The impostor syndrome is an incredibly odd phenomenon. As I have progressed in my academic career, I thought for sure it would go away. Let me be quite plain: it has not. Let’s start with a quick overview of what I have done in academia.
I attended Santa Fe Community college and received a transferable AA. I then attended the University of Florida and received a BS in chemistry with a minor in secondary science education (which certified me to be an elementary, middle, or high school teacher in the state of Florida). In the senior year of my bachelors work, I was an intern at the Ecole Normale Superieure de Cachan in Paris, France. I then attended the University of California, Davis where I received a PhD in chemistry. Now I am a post doctoral fellow at the University of Aarhus, Denmark.
When I got into UF (and then eventually UC Davis) I distinctly remember feeling like maybe it was all a big mistake and that there was a ‘Crash’ somewhere in Minnesota who was crying her eyes out because she had received the denial letters that should have been mine. What is it that makes us feel that way? Why do we have such trouble accepting the idea that what we have achieved is the fruit of the labor we put in?
I laid in bed the night I arrived in Denmark thinking to myself ‘Good god what have I gotten myself into? Am I crazy for thinking I can do this? Can I do this?’ I spent a shit ton of money, time and effort to get myself, my fiance, and my cat here (see previous posts…) and now that we had arrived I was fucking panicking. For fucks sake…I have a PhD. I wrote a 370 page dissertation detailing how I am capable of doing this and there I was… laying in bed and panicking.

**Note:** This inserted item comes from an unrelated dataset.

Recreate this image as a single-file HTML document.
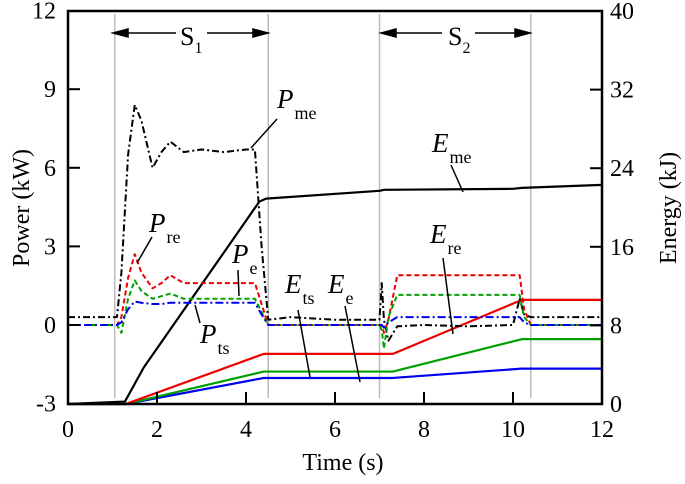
<!DOCTYPE html>
<html><head><meta charset="utf-8"><style>
body{margin:0;background:#fff}
svg text{font-family:"Liberation Serif",serif;fill:#000}
</style></head><body>
<svg id="c" width="685" height="479" viewBox="0 0 685 479"></svg>
<script>
const times=[0,1.1,1.2,1.35,1.5,1.65,1.9,2.1,2.3,2.6,3,3.5,4,4.2,4.35,4.5,5,6,7,7.05,7.1,7.2,7.4,8,9,10,10.15,10.25,10.4,11,12];
const pme=[0.3,0.3,2.0,6.5,8.4,7.8,6.0,6.6,7.0,6.6,6.7,6.6,6.7,6.7,3.0,0.2,0.3,0.2,0.2,1.6,0.2,-0.6,-0.05,0,-0.05,0,1.0,0.4,0.3,0.3,0.3];
const pre=[0,0,0.3,1.8,2.7,2.0,1.4,1.6,1.9,1.6,1.6,1.6,1.6,1.6,0.8,0,0,0,0,0,-0.3,0.2,1.9,1.9,1.9,1.9,1.9,0.6,0,0,0];
const pe=[0,0,-0.3,1.0,1.7,1.3,1.0,1.1,1.2,1.0,1.0,1.0,1.0,1.0,0.5,0,0,0,0,-0.2,-0.9,0.3,1.15,1.15,1.15,1.15,1.15,0.3,0,0,0];
const pts=[0,0,0.1,0.6,0.9,0.85,0.8,0.8,0.85,0.85,0.85,0.85,0.85,0.85,0.4,0,0,0,0,0,-0.1,0.1,0.3,0.3,0.3,0.3,0.3,0.1,0,0,0];
const eTimes=[0,1.28,1.7,4.3,4.45,7,7.1,10,10.2,12];
const eme=[0,0.25,3.7,20.6,20.9,21.7,21.8,21.9,22.0,22.3];
const eTimes2=[0,1.3,4.4,7.3,10.2,12];
const ere=[0,0,5.1,5.1,10.6,10.6];
const ee=[0,0,3.3,3.3,6.6,6.6];
const ets=[0,0,2.65,2.65,3.6,3.6];
const xTicks=[0,2,4,6,8,10,12];
const yTicks=[-3,0,3,6,9,12];
const y2Ticks=[0,8,16,24,32,40];
const NS="http://www.w3.org/2000/svg";
const svg=document.getElementById('c');
const X=t=>68+t*44.5, Y=p=>325-p*26.2, Y2=e=>404-e*9.825;
function el(tag,attrs,parent){const e=document.createElementNS(NS,tag);for(const k in attrs)e.setAttribute(k,attrs[k]);(parent||svg).appendChild(e);return e;}
[1.05,4.5,7.0,10.4].forEach(t=>{const l=el('line',{x1:X(t),x2:X(t),y1:14,y2:398,stroke:'#bbb','stroke-width':1.5});

});
function poly(xs,ys,fx,fy,color,dash,w,name){const p=el('polyline',{points:xs.map((t,i)=>X(t)+','+fy(ys[i])).join(' '),fill:'none',stroke:color,'stroke-width':w||2,'stroke-dasharray':dash||'none','stroke-linejoin':'round'});

}
poly(eTimes2,ets,X,Y2,'#0000ee','',2.2,'line-e-ts');
poly(eTimes2,ee,X,Y2,'#00a000','',2.2,'line-e-e');
poly(eTimes2,ere,X,Y2,'#ee0000','',2.2,'line-e-re');
poly(eTimes,eme,X,Y2,'#000','',2.2,'line-e-me');
poly(times,pme,X,Y,'#000','7,3,2,3',2,'line-p-me');
poly(times,pre,X,Y,'#ee0000','5,3',2,'line-p-re');
poly(times,pe,X,Y,'#00a000','5,3',2,'line-p-e');
poly(times,pts,X,Y,'#0000ee','8,3,2,3',2,'line-p-ts');
const f=el('rect',{x:68,y:11,width:534,height:393,fill:'none',stroke:'#000','stroke-width':2.5});


xTicks.forEach(t=>{ if(t>0&&t<12) el('line',{x1:X(t),x2:X(t),y1:404,y2:392,stroke:'#000','stroke-width':2});
const tx=el('text',{x:X(t),y:437,'font-size':24,'text-anchor':'middle'});tx.textContent=t;

});
yTicks.forEach(v=>{ if(v>-3&&v<12) el('line',{x1:68,x2:80,y1:Y(v),y2:Y(v),stroke:'#000','stroke-width':2});
const tx=el('text',{x:56,y:Y(v)+8,'font-size':24,'text-anchor':'end'});tx.textContent=v;

});
y2Ticks.forEach(v=>{ if(v>0&&v<40) el('line',{x1:602,x2:590,y1:Y2(v),y2:Y2(v),stroke:'#000','stroke-width':2});
const tx=el('text',{x:610,y:Y2(v)+8,'font-size':24});tx.textContent=v;

});
</script>
<svg width="685" height="479" style="position:absolute;left:0;top:0">
<g font-family="Liberation Serif,serif">
<text x="343" y="470" font-size="24" text-anchor="middle">Time (s)</text>
<text transform="translate(29,208) rotate(-90)" font-size="24" text-anchor="middle">Power (kW)</text>
<text transform="translate(676,208) rotate(-90)" font-size="24" text-anchor="middle">Energy (kJ)</text>
<g stroke="#000" stroke-width="1.5" fill="#000">
<line x1="118" y1="33" x2="176" y2="33"/><line x1="207" y1="33" x2="262" y2="33"/>
<polygon points="113,33 128,29 128,37"/><polygon points="268,33 253,29 253,37"/>
<line x1="386" y1="33" x2="442" y2="33"/><line x1="475" y1="33" x2="525" y2="33"/>
<polygon points="381,33 396,29 396,37"/><polygon points="530,33 515,29 515,37"/>
<line x1="277" y1="119" x2="251" y2="148"/>
<line x1="451" y1="165" x2="463" y2="192"/>
<line x1="152" y1="237" x2="137" y2="263"/>
<line x1="238" y1="270" x2="239" y2="296"/>
<line x1="195" y1="305" x2="200" y2="323"/>
<line x1="298" y1="310" x2="310" y2="377"/>
<line x1="345" y1="306" x2="360" y2="382"/>
<line x1="443" y1="258" x2="453" y2="334"/>
</g>
<text x="180" y="45" font-size="26">S<tspan font-size="16" dy="8">1</tspan></text>
<text x="448" y="45" font-size="26">S<tspan font-size="16" dy="8">2</tspan></text>
<g font-size="27">
<text x="277" y="108"><tspan font-style="italic">P</tspan><tspan font-size="18" dx="1" dy="11">me</tspan></text>
<text x="432" y="152"><tspan font-style="italic">E</tspan><tspan font-size="18" dx="1" dy="11">me</tspan></text>
<text x="149" y="232"><tspan font-style="italic">P</tspan><tspan font-size="18" dx="1" dy="11">re</tspan></text>
<text x="232" y="263"><tspan font-style="italic">P</tspan><tspan font-size="18" dx="1" dy="11">e</tspan></text>
<text x="200" y="343"><tspan font-style="italic">P</tspan><tspan font-size="18" dx="1" dy="11">ts</tspan></text>
<text x="285" y="293"><tspan font-style="italic">E</tspan><tspan font-size="18" dx="1" dy="11">ts</tspan></text>
<text x="328" y="293"><tspan font-style="italic">E</tspan><tspan font-size="18" dx="1" dy="11">e</tspan></text>
<text x="430" y="243"><tspan font-style="italic">E</tspan><tspan font-size="18" dx="1" dy="11">re</tspan></text>
</g>
</g>
</svg>
</body></html>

It was about this time I had to tell myself to pull up my big girl panties and fucking deal with it.
I think there is some ‘Now You’re a Post Doc’ switch in me that has yet to flip. I have spent my entire academic career working with the people I thought best suited to my temperament and style. This has meant I pretty much knew which direction I was headed in next (based on what my supervisor told me). My new advisor has told me I can do anything I want, more or less. I can listen to others and try to have ideas about their chemistry, or I can spear head a totally new project conceived and carried out of my own volition. I am absolutely fucking terrified. My advisor has spent a lot of money to get me here (so have I for that matter…) and now all I can think about is ‘what if I fuck it up?’
The other side of this coin is that I think it is incredibly important to remain humble and to continue to question ourselves. If we are too assured of our abilities, we become cocky. To question our selves and to reevaluate our principals is one of the most fundamental aspects of science. It is often the case that the most significant discoveries occur only after we have found that what we once thought to be true is in fact not. How do we balance these two factors? Pride and confidence crossed with a humble nature and the ability to logically analyze a situation when we are wrong. It is a constant struggle.
I don’t really have a conclusion here…I guess I am seeking comfort in hearing that maybe I am not the only scientist dealing with this shit.